**** SOURCE MATERIAL ****

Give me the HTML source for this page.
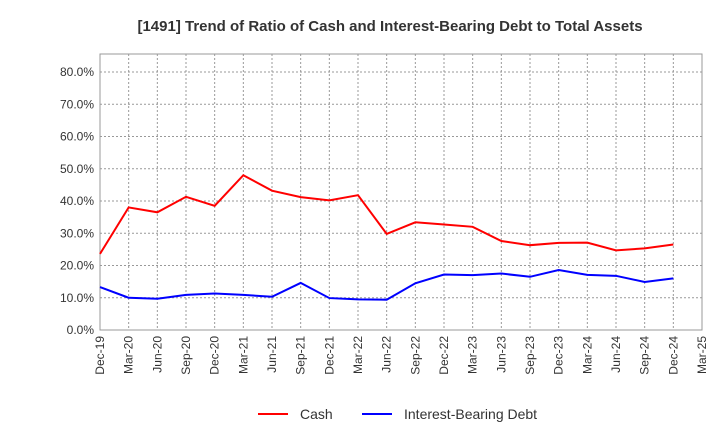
<!DOCTYPE html>
<html><head><meta charset="utf-8"><style>
body{margin:0;background:#fff;font-family:"Liberation Sans",sans-serif}
</style></head><body>
<svg id="chart" width="720" height="440" xmlns="http://www.w3.org/2000/svg" font-family="Liberation Sans, sans-serif">
<text x="390" y="31" text-anchor="middle" font-size="15" font-weight="bold" fill="#333">[1491]  Trend of Ratio of Cash and Interest-Bearing Debt to Total Assets</text>
<g id="grid"></g><g id="axes"></g><g id="series"></g>
<g>
<line x1="258" y1="414" x2="288" y2="414" stroke="#f00" stroke-width="2"/>
<text x="300" y="419" font-size="14" fill="#333">Cash</text>
<line x1="362" y1="414" x2="392" y2="414" stroke="#00f" stroke-width="2"/>
<text x="404" y="419" font-size="14" fill="#333">Interest-Bearing Debt</text>
</g>
</svg>
<script>
const categories=["Dec-19","Mar-20","Jun-20","Sep-20","Dec-20","Mar-21","Jun-21","Sep-21","Dec-21","Mar-22","Jun-22","Sep-22","Dec-22","Mar-23","Jun-23","Sep-23","Dec-23","Mar-24","Jun-24","Sep-24","Dec-24","Mar-25"];
const cash=[23.6,38.0,36.5,41.3,38.5,48.0,43.2,41.2,40.2,41.8,29.8,33.4,32.7,32.0,27.6,26.3,27.0,27.1,24.7,25.3,26.5];
const debt=[13.3,10.0,9.7,10.9,11.3,10.9,10.3,14.6,9.9,9.5,9.4,14.5,17.2,17.0,17.5,16.5,18.6,17.1,16.8,14.9,16.0];
const yTicks=[0,10,20,30,40,50,60,70,80];
const L=100,R=702,T=54,B=330;
const x=i=>L+i*(R-L)/(categories.length-1);
const y=v=>B-v*3.225;
const NS="http://www.w3.org/2000/svg";
function mk(tag,attrs,parent){const e=document.createElementNS(NS,tag);for(const k in attrs)e.setAttribute(k,attrs[k]);document.getElementById(parent).appendChild(e);return e;}
const frame=mk('rect',{x:L,y:T,width:R-L,height:B-T,fill:'none',stroke:'#999'},'axes');


yTicks.forEach(v=>{
 const g=mk('line',{x1:L,x2:R,y1:y(v),y2:y(v),stroke:'#999','stroke-dasharray':'2,2'},'grid');
 
 
 const t=mk('text',{x:L-6,y:y(v)+4,'text-anchor':'end','font-size':12,fill:'#333'},'axes');
 t.textContent=v.toFixed(1)+'%';
 
 
});
categories.forEach((c,i)=>{
 const g=mk('line',{x1:x(i),x2:x(i),y1:T,y2:B,stroke:'#999','stroke-dasharray':'2,2'},'grid');
 
 
 const t=mk('text',{x:0,y:0,'text-anchor':'end','font-size':12,fill:'#333',transform:`translate(${x(i)+4},${B+6}) rotate(-90)`},'axes');
 t.textContent=c;
 
 
});
function line(data,color,name){
 const p=mk('polyline',{points:data.map((v,i)=>x(i)+','+y(v)).join(' '),fill:'none',stroke:color,'stroke-width':2},'series');
 
 
}
line(cash,'#f00','cash-line');
line(debt,'#00f','debt-line');
</script>
</body></html>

****

> OBJECTIVE
Please take the lines from the beginning of the data above through the line holding "t.textContent=c;" and transcribe them exactly, without any pictures.

> TASK RESPONSE
Give me the HTML source for this page.
<!DOCTYPE html>
<html><head><meta charset="utf-8"><style>
body{margin:0;background:#fff;font-family:"Liberation Sans",sans-serif}
</style></head><body>
<svg id="chart" width="720" height="440" xmlns="http://www.w3.org/2000/svg" font-family="Liberation Sans, sans-serif">
<text x="390" y="31" text-anchor="middle" font-size="15" font-weight="bold" fill="#333">[1491]  Trend of Ratio of Cash and Interest-Bearing Debt to Total Assets</text>
<g id="grid"></g><g id="axes"></g><g id="series"></g>
<g>
<line x1="258" y1="414" x2="288" y2="414" stroke="#f00" stroke-width="2"/>
<text x="300" y="419" font-size="14" fill="#333">Cash</text>
<line x1="362" y1="414" x2="392" y2="414" stroke="#00f" stroke-width="2"/>
<text x="404" y="419" font-size="14" fill="#333">Interest-Bearing Debt</text>
</g>
</svg>
<script>
const categories=["Dec-19","Mar-20","Jun-20","Sep-20","Dec-20","Mar-21","Jun-21","Sep-21","Dec-21","Mar-22","Jun-22","Sep-22","Dec-22","Mar-23","Jun-23","Sep-23","Dec-23","Mar-24","Jun-24","Sep-24","Dec-24","Mar-25"];
const cash=[23.6,38.0,36.5,41.3,38.5,48.0,43.2,41.2,40.2,41.8,29.8,33.4,32.7,32.0,27.6,26.3,27.0,27.1,24.7,25.3,26.5];
const debt=[13.3,10.0,9.7,10.9,11.3,10.9,10.3,14.6,9.9,9.5,9.4,14.5,17.2,17.0,17.5,16.5,18.6,17.1,16.8,14.9,16.0];
const yTicks=[0,10,20,30,40,50,60,70,80];
const L=100,R=702,T=54,B=330;
const x=i=>L+i*(R-L)/(categories.length-1);
const y=v=>B-v*3.225;
const NS="http://www.w3.org/2000/svg";
function mk(tag,attrs,parent){const e=document.createElementNS(NS,tag);for(const k in attrs)e.setAttribute(k,attrs[k]);document.getElementById(parent).appendChild(e);return e;}
const frame=mk('rect',{x:L,y:T,width:R-L,height:B-T,fill:'none',stroke:'#999'},'axes');


yTicks.forEach(v=>{
 const g=mk('line',{x1:L,x2:R,y1:y(v),y2:y(v),stroke:'#999','stroke-dasharray':'2,2'},'grid');
 
 
 const t=mk('text',{x:L-6,y:y(v)+4,'text-anchor':'end','font-size':12,fill:'#333'},'axes');
 t.textContent=v.toFixed(1)+'%';
 
 
});
categories.forEach((c,i)=>{
 const g=mk('line',{x1:x(i),x2:x(i),y1:T,y2:B,stroke:'#999','stroke-dasharray':'2,2'},'grid');
 
 
 const t=mk('text',{x:0,y:0,'text-anchor':'end','font-size':12,fill:'#333',transform:`translate(${x(i)+4},${B+6}) rotate(-90)`},'axes');
 t.textContent=c;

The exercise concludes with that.